> **PROBLEM TO SOLVE**
Go through the material below and copy each line where the word "that" appears.

※

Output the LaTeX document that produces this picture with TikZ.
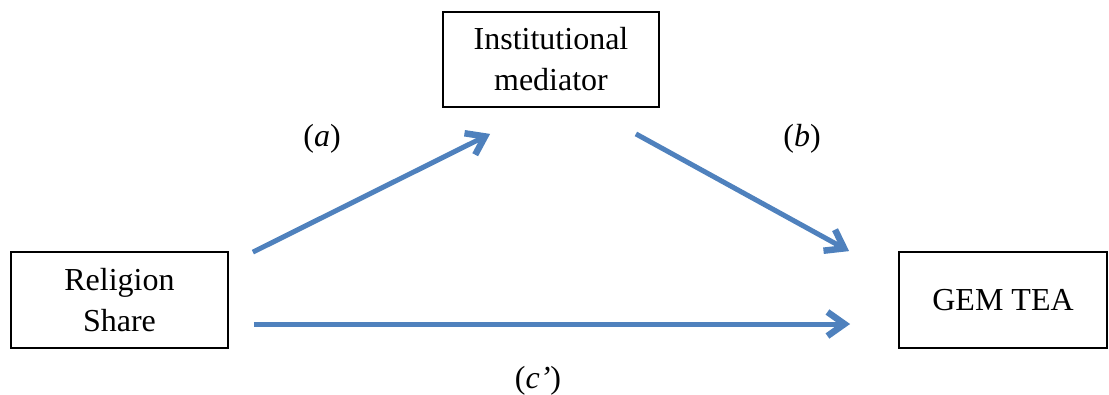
\documentclass[tikz,border=0pt]{standalone}
\usepackage{fontspec}
\setmainfont{Liberation Serif}
\usetikzlibrary{arrows.meta,calc}
\definecolor{arrowblue}{RGB}{79,129,189}
\tikzset{
  box/.style={draw=black, line width=1.8pt, align=center, inner sep=0pt,
    font=\fontsize{32}{41}\selectfont},
  flow/.style={draw=arrowblue, line width=5pt,
    -{Straight Barb[length=17pt,width=24pt,line width=6.5pt]}},
  lbl/.style={font=\fontsize{32}{38}\selectfont, inner sep=0pt}
}
\begin{document}
\begin{tikzpicture}[x=1pt,y=-1pt]
\useasboundingbox (0,0) rectangle (1109,394);
\node[box, minimum width=217pt, minimum height=96pt] (rel) at (119.5,300) {Religion\\Share};
\node[box, minimum width=216pt, minimum height=95pt] (inst) at (551,59.5) {Institutional\\mediator};
\node[box, minimum width=208pt, minimum height=96pt] (gem) at (1003,300) {GEM TEA};
\coordinate (a0) at ($(rel.north east)+(24,1)$);
\coordinate (a1) at ($(inst.south west)+(48,26)$);
\coordinate (b0) at ($(inst.south east)+(-24,26)$);
\coordinate (b1) at ($(gem.north west)+(-49,0)$);
\coordinate (c0) at ($(rel.east)+(25,24)$);
\coordinate (c1) at ($(gem.west)+(-48,24)$);
\draw[flow] (a0) -- (a1);
\draw[flow] (b0) -- (b1);
\draw[flow] (c0) -- (c1);
\node[lbl] (la) at (322,139) {(\textit{a})};
\node[lbl] (lb) at (802,139) {(\textit{b})};
\node[lbl] (lc) at (538,381) {(\textit{c’})};
\end{tikzpicture}
\end{document}
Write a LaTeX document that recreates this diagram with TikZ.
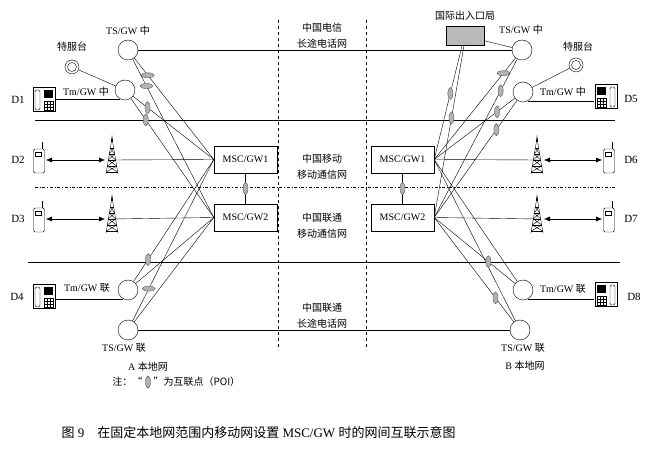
\documentclass[tikz,border=0pt]{standalone}
\usepackage{fontspec}
\setmainfont{Liberation Serif}
\newfontfamily\cjk{Noto Sans CJK SC}
\usetikzlibrary{shapes.geometric,arrows.meta}
\tikzset{stn/.style={draw,circle,minimum size=20pt,inner sep=0pt}}
\tikzset{msc/.style={draw,fill=white,minimum width=63pt,minimum height=27pt,inner sep=0pt}}
\tikzset{poiv/.style={draw=gray!70!black,fill=gray!60,ellipse,minimum width=5pt,minimum height=12pt,inner sep=0pt}}
\tikzset{poih/.style={draw=gray!70!black,fill=gray!60,ellipse,minimum width=13pt,minimum height=5pt,inner sep=0pt}}
\tikzset{dbl/.style={{Latex[length=6pt,width=5pt]}-{Latex[length=6pt,width=5pt]}}}
\tikzset{deskphone/.pic={
    \draw[fill=white,line width=1pt] (-11,-12) rectangle (11,12);
    \draw[rounded corners=1.5pt] (-9,-10) rectangle (-4,10);
    \fill (0,-10) rectangle (9,-2);
    \foreach \r in {1,4,7} {\foreach \c in {0,3,6} {\draw (\c,\r) rectangle +(3,3);}}
}}
\tikzset{mobile/.pic={
    \draw[fill=white,rounded corners=1.5pt] (-5.5,-11) rectangle (5.5,13);
    \draw (-3.5,-8) rectangle (2,-4);
    \draw (3,-11) -- (3,-18);
}}
\tikzset{tower/.pic={
    \fill (0,-25) -- (-1,-18) -- (1,-18) -- cycle;
    \draw (0,-22) -- (-6,14) (0,-22) -- (6,14);
    \foreach \h in {-12,-6,0,6,12} {\draw ({-0.1667*(\h+22)},\h) -- ({0.1667*(\h+22)},\h);}
    \foreach \h in {-12,-6,0,6} {\draw ({-0.1667*(\h+22)},\h) -- ({0.1667*(\h+28)},\h+6)
        ({0.1667*(\h+22)},\h) -- ({-0.1667*(\h+28)},\h+6);}
}}

\begin{document}
\begin{tikzpicture}[x=1pt,y=-1pt,font=\fontsize{10}{12}\selectfont]
    \useasboundingbox (0,0) rectangle (649,462);
    % area borders
    \draw[dashed] (278,20) -- (278,350);
    \draw[dashed] (366,20) -- (366,350);
    \draw (35,120) -- (615,120);
    \draw[dash dot] (35,187) -- (615,187);
    \draw (28,262) -- (620,262);
    % switches and stations
    \node[stn] (tsA) at (128,50) {};
    \node[stn] (tmA) at (125,90) {};
    \node[stn] (tmC) at (128,290) {};
    \node[stn] (tsC) at (128,330) {};
    \node[stn] (tsB) at (522,50) {};
    \node[stn] (tmB) at (523,92) {};
    \node[stn] (tmD) at (523,290) {};
    \node[stn] (tsD) at (520,330) {};
    \node[draw,circle,minimum size=14pt,inner sep=0pt] (svA) at (72,67) {};
    \draw (svA) circle (4.5pt);
    \node[draw,circle,minimum size=14pt,inner sep=0pt] (svB) at (576,65) {};
    \draw (svB) circle (4.5pt);
    \node[draw,fill=gray!55,minimum width=38pt,minimum height=19pt,inner sep=0pt] (gw) at (465,36) {};
    \node[msc] (m1A) at (245.5,159.5) {MSC/GW1};
    \node[msc] (m2A) at (245.5,217.5) {MSC/GW2};
    \node[msc] (m1B) at (402.5,159.5) {MSC/GW1};
    \node[msc] (m2B) at (402.5,217.5) {MSC/GW2};
    % labels
    \node (tsAl) at (128,31) {TS/GW {\cjk 中}};
    \node (svAl) at (72,47) {\cjk 特服台};
    \node (tmAl) at (86,92) {Tm/GW {\cjk 中}};
    \node (tmCl) at (87,288) {Tm/GW {\cjk 联}};
    \node (tsCl) at (124,348) {TS/GW {\cjk 联}};
    \node (tsBl) at (521,30) {TS/GW {\cjk 中}};
    \node (svBl) at (578,47) {\cjk 特服台};
    \node (gwl) at (465,16) {\cjk 国际出入口局};
    \node (tmBl) at (563,92) {Tm/GW {\cjk 中}};
    \node (tmDl) at (563,289) {Tm/GW {\cjk 联}};
    \node (tsDl) at (523,348) {TS/GW {\cjk 联}};
    \node[align=center,font=\cjk\fontsize{10}{16}\selectfont] (ctl) at (322,36) {中国电信\\长途电话网};
    \node[align=center,font=\cjk\fontsize{10}{16}\selectfont] (cml) at (322,167) {中国移动\\移动通信网};
    \node[align=center,font=\cjk\fontsize{10}{16}\selectfont] (cul) at (322,226) {中国联通\\移动通信网};
    \node[align=center,font=\cjk\fontsize{10}{16}\selectfont] (cll) at (322,316) {中国联通\\长途电话网};
    \node (netA) at (148,367) {A {\cjk 本地网}};
    \node[anchor=east,font=\cjk\fontsize{10}{12}\selectfont] (nt1) at (146,382) {注：“};
    \node[poiv] (ntp) at (148,382) {};
    \node[anchor=west,font=\cjk\fontsize{10}{12}\selectfont] (nt2) at (150,382) {”为互联点（POI）};
    \node (netB) at (525,366) {B {\cjk 本地网}};
    \node[anchor=west,font=\fontsize{13}{15}\selectfont] (cap) at (58,433)
        {{\cjk 图} 9\quad{\cjk 在固定本地网范围内移动网设置} MSC/GW {\cjk 时的网间互联示意图}};
    % terminals
    \foreach \n/\y in {1/100,4/297} {\coordinate (ph\n) at (44,\y); \pic at (ph\n) {deskphone};}
    \foreach \n/\y in {5/97,8/295} {\coordinate (ph\n) at (606,\y); \pic[xscale=-1] at (ph\n) {deskphone};}
    \foreach \n/\y in {2/160,3/219} {
        \coordinate (mob\n) at (39,\y); \coordinate (tw\n) at (112,\y);
        \draw[dbl] ([xshift=7]mob\n) -- ([xshift=-7]tw\n);
    }
    \foreach \n/\y in {6/160,7/219} {
        \coordinate (mob\n) at (609,\y); \coordinate (tw\n) at (537,\y);
        \draw[dbl] ([xshift=-7]mob\n) -- ([xshift=7]tw\n);
    }
    \draw (tw2) -- (m1A.west);
    \draw (tw3) -- (m2A.west);
    \draw (tw6) -- (m1B.east);
    \draw (tw7) -- (m2B.east);
    \foreach \n in {2,3,6,7} {\pic at (mob\n) {mobile}; \pic at (tw\n) {tower};}
    \node[font=\fontsize{11}{13}\selectfont] (d1) at (18,100) {D1};
    \node[font=\fontsize{11}{13}\selectfont] (d2) at (18,160) {D2};
    \node[font=\fontsize{11}{13}\selectfont] (d3) at (18,219) {D3};
    \node[font=\fontsize{11}{13}\selectfont] (d4) at (17,297) {D4};
    \node[font=\fontsize{11}{13}\selectfont] (d5) at (631,99) {D5};
    \node[font=\fontsize{11}{13}\selectfont] (d6) at (631,160) {D6};
    \node[font=\fontsize{11}{13}\selectfont] (d7) at (631,219) {D7};
    \node[font=\fontsize{11}{13}\selectfont] (d8) at (634,297) {D8};
    % trunk lines
    \coordinate (phe1) at (56,0);
    \coordinate (phe5) at (594,0);
    \draw (tmA.240) -- (tmA.240 -| phe1);
    \draw (tmC.240) -- (tmC.240 -| phe1);
    \draw (tmB.300) -- (tmB.300 -| phe5);
    \draw (tmD.300) -- (tmD.300 -| phe5);
    \draw (svA) -- (tmA);
    \draw (svB) -- (tmB);
    \draw (tsA) -- (tsB);
    \draw (tsC) -- (tsD);
    \draw (gw) -- (tsB);
    % interconnections with POI
    \draw (tsA) -- (m1A.west) node[poih,pos=0.17] {};
    \draw (tsA) -- (m2A.west) node[poih,pos=0.17] {};
    \draw (tmA) -- (m1A.west) node[poiv,pos=0.18] {};
    \draw (tmA) -- (m2A.west) node[poiv,pos=0.18] {};
    \draw (tmC) -- (m1A.west) node[poiv,pos=0.18] {};
    \draw (tmC) -- (m2A.west);
    \draw (tsC) -- (m1A.west) node[poih,pos=0.2] {};
    \draw (tsC) -- (m2A.west);
    \draw (m1A) -- (m2A) node[poiv,midway] {};
    \draw (m1B) -- (m2B) node[poiv,midway] {};
    \draw ([xshift=-3]gw.south) -- (m1B.east) node[poiv,pos=0.42] {};
    \draw ([xshift=-1]gw.south) -- (m2B.east) node[poiv,pos=0.42] {};
    \draw (tsB) -- (m1B.east) node[poih,pos=0.15] {};
    \draw (tsB) -- (m2B.east) node[poiv,pos=0.2] {};
    \draw (tmB) -- (m1B.east) node[poiv,pos=0.22] {};
    \draw (tmB) -- (m2B.east) node[poiv,pos=0.25] {};
    \draw (m1B.east) -- (tmD);
    \draw (m1B.east) -- (tsD);
    \draw (m2B.east) -- (tmD) node[poiv,pos=0.67] {};
    \draw (m2B.east) -- (tsD) node[poiv,pos=0.77] {};
\end{tikzpicture}
\end{document}
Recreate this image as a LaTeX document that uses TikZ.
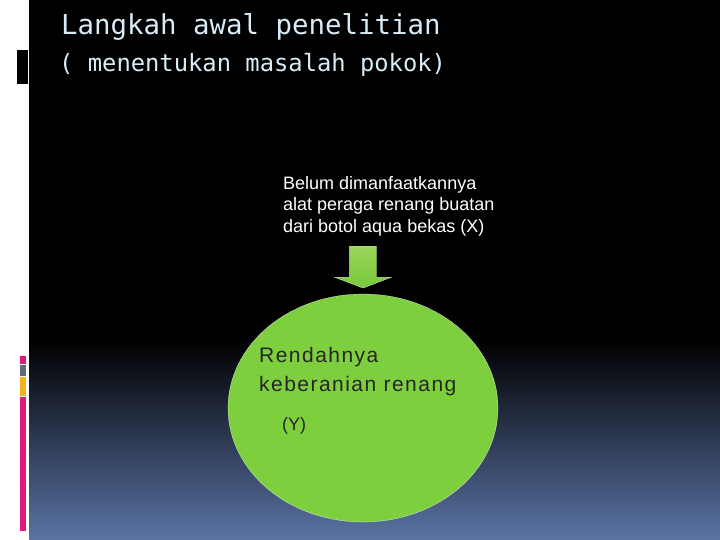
\documentclass[tikz,border=0pt]{standalone}
\usepackage{fontspec}
\setmainfont{Liberation Sans}
\newfontfamily\titlefont{DejaVu Sans Mono}
\newfontfamily\spacedfont[LetterSpace=7]{Liberation Sans}
\usetikzlibrary{shapes.geometric,shapes.arrows}
\definecolor{titleblue}{HTML}{D8ECF8}
\definecolor{slideblue}{HTML}{5A74A4}
\definecolor{leafgreen}{HTML}{7ECF3E}
\definecolor{arrowtop}{HTML}{9AD65A}
\definecolor{arrowbottom}{HTML}{78C83C}
\definecolor{barpink}{HTML}{E0197D}
\definecolor{bargray}{HTML}{5F6B7A}
\definecolor{barorange}{HTML}{F6B21B}
\tikzstyle{heading} = [anchor=base west, inner sep=0, text=titleblue]
\tikzstyle{problem} = [anchor=north west, inner sep=0, align=left, text=white, font=\fontsize{18}{21.5}\selectfont]
\tikzstyle{pointer} = [single arrow, draw=white, very thin, top color=arrowtop, bottom color=arrowbottom, shape border rotate=270, inner sep=13.5pt, minimum height=42, single arrow head extend=15pt, single arrow tip angle=138, single arrow head indent=0pt]
\tikzstyle{result} = [ellipse, draw=white, very thin, fill=leafgreen, minimum width=270, minimum height=228, inner sep=0]
\tikzstyle{resulttext} = [anchor=base west, inner sep=0, text=black!85]

\begin{document}
\begin{tikzpicture}[x=1pt, y=-1pt]
    % slide background
    \useasboundingbox (0,0) rectangle (720,540);
    \fill[white] (0,0) rectangle (720,540);
    \fill[black] (29,0) rectangle (720,341);
    \shade[top color=black, bottom color=slideblue] (29,340) rectangle (720,540);

    % side bars
    \fill[black] (17,50) rectangle (28,84);
    \fill[barpink] (20,356) rectangle (26,364);
    \fill[bargray] (20,365) rectangle (26,376);
    \fill[barorange] (20,377) rectangle (26,396);
    \fill[barpink] (20,397) rectangle (26,531);

    \node (title) [heading, font=\titlefont\fontsize{27.4}{30}\selectfont] at (61,35) {Langkah awal penelitian};
    \node (subtitle) [heading, font=\titlefont\fontsize{23.8}{28}\selectfont] at (59,72) {( menentukan masalah pokok)};

    \node (cause) [problem] at (283,176) {Belum dimanfaatkannya\\alat peraga renang buatan\\dari botol aqua bekas (X)};
    \node (arrow) [pointer, anchor=tail] at (363,246) {};
    \node (effect) [result] at (363,408) {};

    \node (effectline1) [resulttext, font=\spacedfont\fontsize{21}{25}\selectfont] at (259,362) {Rendahnya};
    \node (effectline2) [resulttext, font=\spacedfont\fontsize{21}{25}\selectfont] at (259,391) {keberanian renang};
    \node (effectvar) [resulttext, font=\fontsize{18}{20}\selectfont] at (282,430) {(Y)};
  \end{tikzpicture}
\end{document}
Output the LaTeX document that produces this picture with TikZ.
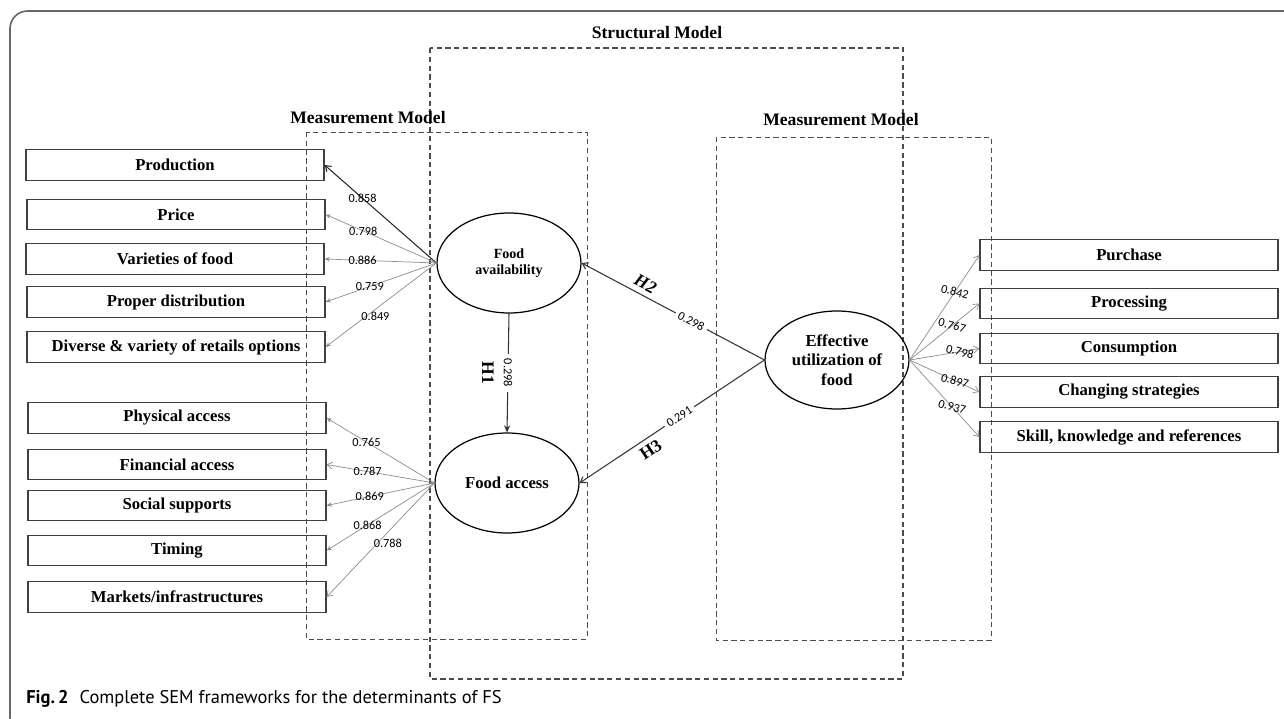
\documentclass[tikz,border=0pt]{standalone}
\usepackage{fontspec}
\setmainfont{Liberation Serif}
\newfontfamily\numfont{Carlito}
\newfontfamily\capfont{PT Sans}
\usetikzlibrary{shapes.geometric,arrows.meta}
\begin{document}
\begin{tikzpicture}[
	x=0.02cm, y=-0.02cm,
	itemnode/.style={shape=rectangle, draw=black!75, line width=0.7pt, minimum width=5.96cm, minimum height=0.61cm, inner sep=0pt, font=\bfseries\fontsize{9.5}{11}\selectfont},
	latentnode/.style={shape=ellipse, draw=black, line width=0.7pt, minimum width=2.88cm, minimum height=2cm, inner sep=0pt, align=center, font=\bfseries\fontsize{9.5}{11}\selectfont},
	loadarrow/.style={draw=black!45, line width=0.4pt, -{Stealth[length=3pt,width=2.5pt]}},
	openarrow/.style={draw=black!45, line width=0.4pt, -{Straight Barb[length=3pt,width=4pt]}},
	patharrow/.style={draw=black!80, line width=0.6pt, -{Straight Barb[length=3pt,width=4pt]}},
	pathlabel/.style={font=\numfont\fontsize{7}{8}\selectfont, inner sep=1pt},
	hyplabel/.style={font=\bfseries\fontsize{10}{12}\selectfont, inner sep=0pt},
	modeltitle/.style={font=\bfseries\fontsize{10}{12}\selectfont},
	modelbox/.style={draw=black!70, line width=0.5pt, densely dashed},
	structbox/.style={draw=black!70, line width=0.6pt, dash pattern=on 3pt off 2pt},
]
\path[use as bounding box, clip] (0,0) rectangle (1284,719);
% frame
\draw[black!60, line width=0.9pt, rounded corners=10] (1300,11) -- (10,11) -- (10,735) -- (1300,735);

% model boxes
\draw[structbox] (430,48) rectangle (903,679);
\node[modeltitle] (stitle) at (657,33) {Structural Model};
\draw[modelbox] (306,132) rectangle (587,639);
\node[modeltitle] (mtitle1) at (368,118) {Measurement Model};
\draw[modelbox] (716,137) rectangle (991,640);
\node[modeltitle] (mtitle2) at (841,120) {Measurement Model};

% latent variables
\node[latentnode, font=\bfseries\fontsize{8}{9.5}\selectfont] (fav) at (509,263) {Food\\availability};
\node[latentnode] (fac) at (507,483) {Food access};
\node[latentnode, minimum height=1.96cm] (euf) at (837,360) {Effective\\utilization of\\food};

% indicators, left
\node[itemnode] (prod) at (175,165) {Production};
\node[itemnode] (price) at (176,214.5) {Price};
\node[itemnode] (vari) at (175,259) {Varieties of food};
\node[itemnode] (dist) at (176,302) {Proper distribution};
\node[itemnode] (retail) at (176,347) {Diverse \& variety of retails options};
\node[itemnode] (phys) at (177,418) {Physical access};
\node[itemnode] (fin) at (177,464.5) {Financial access};
\node[itemnode] (soc) at (177,505.5) {Social supports};
\node[itemnode] (timing) at (177,550.5) {Timing};
\node[itemnode] (market) at (177,597) {Markets/infrastructures};

% indicators, right
\node[itemnode] (purch) at (1129,255) {Purchase};
\node[itemnode] (proc) at (1129,303.5) {Processing};
\node[itemnode] (cons) at (1129,348.5) {Consumption};
\node[itemnode] (chang) at (1129,392) {Changing strategies};
\node[itemnode] (skill) at (1129,437) {Skill, knowledge and references};

% loadings, food availability
\draw[openarrow, draw=black!85, line width=0.6pt] (fav.west) -- (prod.east) node[pathlabel, pos=0.66] {0.858};
\draw[loadarrow] (fav.west) -- (price.east) node[pathlabel, pos=0.66] {0.798};
\draw[loadarrow] (fav.west) -- (vari.east) node[pathlabel, pos=0.66] {0.886};
\draw[loadarrow] (fav.west) -- (dist.east) node[pathlabel, pos=0.6] {0.759};
\draw[loadarrow] (fav.west) -- (retail.east) node[pathlabel, pos=0.55, yshift=-4] {0.849};

% loadings, food access
\draw[loadarrow] (fac.west) -- (phys.east) node[pathlabel, pos=0.63] {0.765};
\draw[openarrow] (fac.west) -- (fin.east) node[pathlabel, pos=0.62] {0.787};
\draw[loadarrow] (fac.west) -- (soc.east) node[pathlabel, pos=0.6] {0.869};
\draw[loadarrow] (fac.west) -- (timing.east) node[pathlabel, pos=0.62] {0.868};
\draw[openarrow] (fac.west) -- (market.east) node[pathlabel, pos=0.53, xshift=6] {0.788};

% loadings, effective utilization
\draw[openarrow] (euf.east) -- (purch.west) node[pathlabel, pos=0.65, rotate=-15] {0.842};
\draw[openarrow] (euf.east) -- (proc.west) node[pathlabel, pos=0.61, rotate=-15] {0.767};
\draw[openarrow] (euf.east) -- (cons.west) node[pathlabel, pos=0.72, rotate=-15] {0.798};
\draw[openarrow] (euf.east) -- (chang.west) node[pathlabel, pos=0.65, rotate=-15] {0.897};
\draw[openarrow] (euf.east) -- (skill.west) node[pathlabel, pos=0.61, rotate=-15] {0.937};

% structural paths
\draw[patharrow, -{Stealth[length=4pt,width=3.5pt]}] (fav.south) -- (fac.north) node[pathlabel, pos=0.5, rotate=-90, fill=white, inner sep=3pt] {0.298};
\node[hyplabel, rotate=-90] (h1) at (488,373) {H1};
\draw[patharrow] (euf.west) -- (fav.east) node[pathlabel, pos=0.4, sloped, fill=white, inner sep=2pt] {0.298} node[hyplabel, pos=0.68, sloped, above=3pt] {\itshape H2};
\draw[patharrow] (euf.west) -- (fac.east) node[pathlabel, pos=0.46, sloped, fill=white, inner sep=2pt] {0.291} node[hyplabel, pos=0.65, sloped, below=3pt] {H3};

% caption
\node[anchor=base west, inner sep=0pt, font=\capfont\fontsize{10.5}{12}\selectfont] (caption) at (26,703) {\textbf{Fig.\,2}\hspace{0.6em}Complete SEM frameworks for the determinants of FS};
\end{tikzpicture}
\end{document}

※

> **EXERCISE OUTPUT**
Output the LaTeX document that produces this picture with TikZ.
Write a LaTeX document that recreates this diagram with TikZ.
Recreate this image as a LaTeX document that uses TikZ.
Output the LaTeX document that produces this picture with TikZ.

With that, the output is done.